The LAST tip tool you will EVER buy!
Shape - use the concave radius abrasive to initially shape or reshape the tip to a perfect sized radius, either Dime or Nickel depending on which tool you purchased, (each tool has either a "D" or an "N stamped on the end). Slowly rotate the shaft and stroke the length of the tool across the top of the tip until uniform radius is achieved. It helps to chalk the tip first so you can see what part of the tip is being removed. When the center of the tip has all of the chalk removed, you have a perfectly shaped tip.
Scuff - use the flat bottom of the tool that has the coarsest grit to scuff your tip to maximize chalk holding properties. DO NOT drag the tool across the tip surface as you will alter the shape of the tip and reduce the life of the tip. Simply press the tool firmly against the tip and either rock across the tip surface, rotate the shaft and repeat until the entire tip surface has been textured, or, roll the tip against the flat scuffer as demonstrated by Dennis Searing and Rodney Morris on their videos. You should not remove tip material while scuffing, what you are trying to do is break the glaze and provide texture to hold chalk.
Mushroom Repair - use the narrow abrasive side of the tool and roll your shaft on a flat surface and stroke the tool across the mushroomed area of your tip while rolling the shaft until tip is no longer mushroomed and is uniformly round. (Tip: keep the Scuffing surface pointed away from the ferrule while working)
Tip Burnishing - use the leather side of the tool and roll your shaft on a flat surface while RAPIDLY stroking the leather across the sides of the tip in order to seal and harden (burnish) the sides of the tip. It helps to moisten the sides of the tip with saliva prior to burnishing. In addition to improving the tip's appearance, proper burnishing strengthens the sides of the tip and will reduce mushrooming. (Tip: keep the Scuffing surface pointed away from the ferrule while working)
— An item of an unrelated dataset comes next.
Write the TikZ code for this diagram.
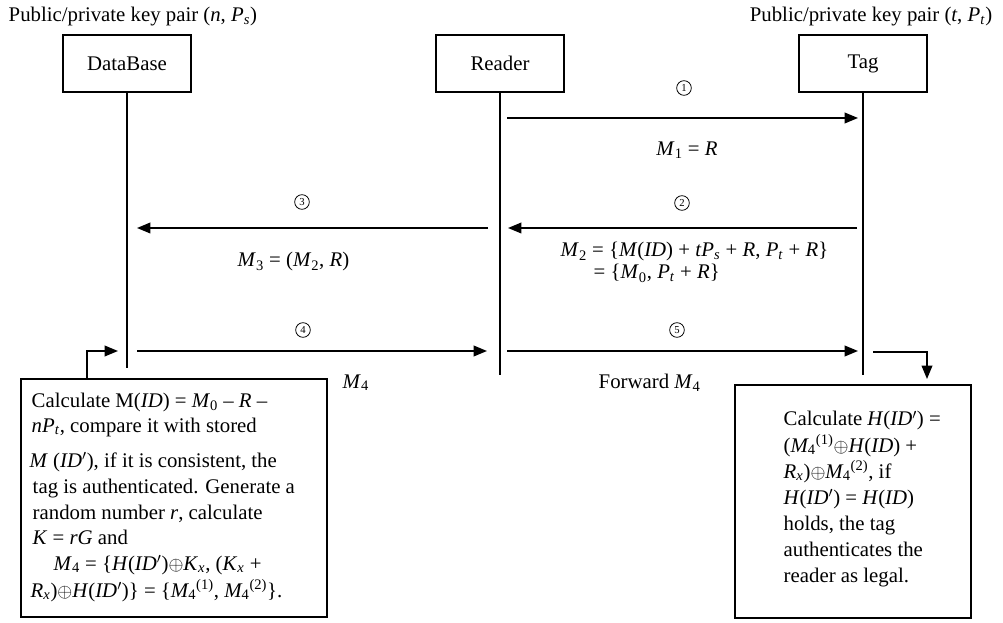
\documentclass[tikz,border=0pt]{standalone}
\usepackage{amsmath}
\usepackage{fontspec}
\setmainfont{Liberation Serif}
\usetikzlibrary{arrows.meta}
\newcommand{\mi}[1]{\textit{#1}}
\newcommand{\ms}[2]{\textit{#1}\textsubscript{#2}}
\newcommand{\msup}[3]{\ensuremath{{\textit{#1}_{\text{#2}}}^{\text{#3}}}}
\newcommand{\xor}{\ensuremath{\oplus}}
\newcommand{\pr}{\ensuremath{'}}
\begin{document}
\begin{tikzpicture}[x=0.75pt,y=-0.75pt,
  font=\fontsize{15.6}{18}\selectfont,
  line width=1.1pt,
  actor/.style={draw, line width=1.1pt, minimum width=96pt, minimum height=42.75pt, inner sep=0pt},
  msg/.style={-{Triangle[length=10pt,width=8pt]}, line width=1.1pt},
  num/.style={circle, draw, line width=0.6pt, inner sep=0pt, minimum size=11pt, font=\fontsize{8}{9}\selectfont},
  txt/.style={anchor=base west, inner sep=0pt},
  ctxt/.style={anchor=base, inner sep=0pt},
  box/.style={draw, line width=1.1pt, inner sep=0pt}]
\useasboundingbox (0,0) rectangle (1003,623);

% headers
\node[txt] (kp1) at (8,22) {Public/private key pair (\mi{n}, \ms{P}{\mi{s}})};
\node[anchor=base east, inner sep=0pt] (kp2) at (993,22) {Public/private key pair (\mi{t}, \ms{P}{\mi{t}})};

% actors
\node[actor] (db) at (127,63.5) {DataBase};
\node[actor] (rd) at (500,63.5) {Reader};
\node[actor] (tg) at (863,63.5) {Tag};

% lifelines
\coordinate (dbE) at (127,368);
\coordinate (rdE) at (500,375);
\coordinate (tgE) at (863,375);
\draw (db.south) -- (dbE);
\draw (rd.south) -- (rdE);
\draw (tg.south) -- (tgE);

% message end points
\coordinate (a1s) at (507,118); \coordinate (a1e) at (858,118);
\coordinate (a2s) at (857,228); \coordinate (a2e) at (508,228);
\coordinate (a3s) at (488,228); \coordinate (a3e) at (137,228);
\coordinate (a4s) at (137,351); \coordinate (a4e) at (487,351);
\coordinate (a5s) at (507,351); \coordinate (a5e) at (858,351);
\draw[msg] (a1s) -- (a1e);
\draw[msg] (a2s) -- (a2e);
\draw[msg] (a3s) -- (a3e);
\draw[msg] (a4s) -- (a4e);
\draw[msg] (a5s) -- (a5e);

% step numbers
\node[num] (c1) at (684,88) {1};
\node[num] (c2) at (682,203) {2};
\node[num] (c3) at (302,202) {3};
\node[num] (c4) at (303,330) {4};
\node[num] (c5) at (677,330) {5};

% message labels
\node[ctxt] (m1) at (687,156) {\ms{M}{1} = \mi{R}};
\node[txt] (m2a) at (560,257) {\ms{M}{2} = \{\mi{M}(\mi{ID}) + \mi{t}\ms{P}{\mi{s}} + \mi{R}, \ms{P}{\mi{t}} + \mi{R}\}};
\node[txt] (m2b) at (593,279) {= \{\ms{M}{0}, \ms{P}{\mi{t}} + \mi{R}\}};
\node[txt] (m3) at (237,267) {\ms{M}{3} = (\ms{M}{2}, \mi{R})};
\node[txt] (m4) at (342,388) {\ms{M}{4}};
\node[txt] (m5) at (598,389) {Forward \ms{M}{4}};

% left processing box
\node[box, minimum width=229.5pt, minimum height=178.5pt] (lb) at (174,498) {};
\node[txt] (l1) at (31,407) {Calculate M(\mi{ID}) = \ms{M}{0} -- \mi{R} --};
\node[txt] (l2) at (31,432) {\mi{n}\ms{P}{\mi{t}}, compare it with stored};
\node[txt] (l3) at (29,467) {\mi{M} (\mi{ID}\pr), if it is consistent, the};
\node[txt] (l4) at (32,493) {tag is authenticated. Generate a};
\node[txt] (l5) at (32,519) {random number \mi{r}, calculate};
\node[txt] (l6) at (32,544) {\mi{K} = \mi{rG} and};
\node[txt] (l7) at (53,570) {\ms{M}{4} = \{\mi{H}(\mi{ID}\pr)\xor\ms{K}{\mi{x}}, (\ms{K}{\mi{x}} +};
\node[txt] (l8) at (30,597) {\ms{R}{\mi{x}})\xor\mi{H}(\mi{ID}\pr)\} = \{\msup{M}{4}{(1)}, \msup{M}{4}{(2)}\}.};

% right processing box
\node[box, minimum width=177pt, minimum height=174.75pt] (rb) at (853,501.5) {};
\node[txt] (r1) at (783,426) {Calculate \mi{H}(\mi{ID}\pr) =};
\node[txt] (r2) at (783,452) {(\msup{M}{4}{(1)}\xor\mi{H}(\mi{ID}) +};
\node[txt] (r3) at (783,478) {\ms{R}{\mi{x}})\xor\msup{M}{4}{(2)}, if};
\node[txt] (r4) at (783,504) {\mi{H}(\mi{ID}\pr) = \mi{H}(\mi{ID})};
\node[txt] (r5) at (783,530) {holds, the tag};
\node[txt] (r6) at (783,556) {authenticates the};
\node[txt] (r7) at (783,582) {reader as legal.};

% feedback arrows
\coordinate (f1) at (87,379); \coordinate (f1e) at (118,351);
\draw[msg] (f1) |- (f1e);
\coordinate (f2) at (873,352); \coordinate (f2e) at (927,379);
\draw[msg] (f2) -| (f2e);
\end{tikzpicture}
\end{document}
Shaft Burnishing - the burnishing leather has 2 sides, one side is suede and is best used for initially cleaning the shaft and the finished side works best for the final burnishing process. Wrap the leather around the shaft and RAPIDLY move it up and down while gently squeezing. Use speed to generate a little heat. The burnished shaft should be a little shiny and very smooth. If the shaft is really dirty, you can wipe first with damp (not wet) paper towel or a terry cloth and isopropyl alcohol. (Tip: a piece of "Mr Clean Magic Eraser" available in any grocery store also cleans chalk stain from shafts and ferrules quite well)
Q-Wiz - the burnisher has 2 sides, one side is a mild abrasive and is best used for initially smoothing and cleaning the shaft and the finished side works best for the final burnishing process. Wrap the leather around the shaft and RAPIDLY move it up and down while gently squeezing. Use speed to generate a little heat. The burnished shaft should be a little shiny and very smooth.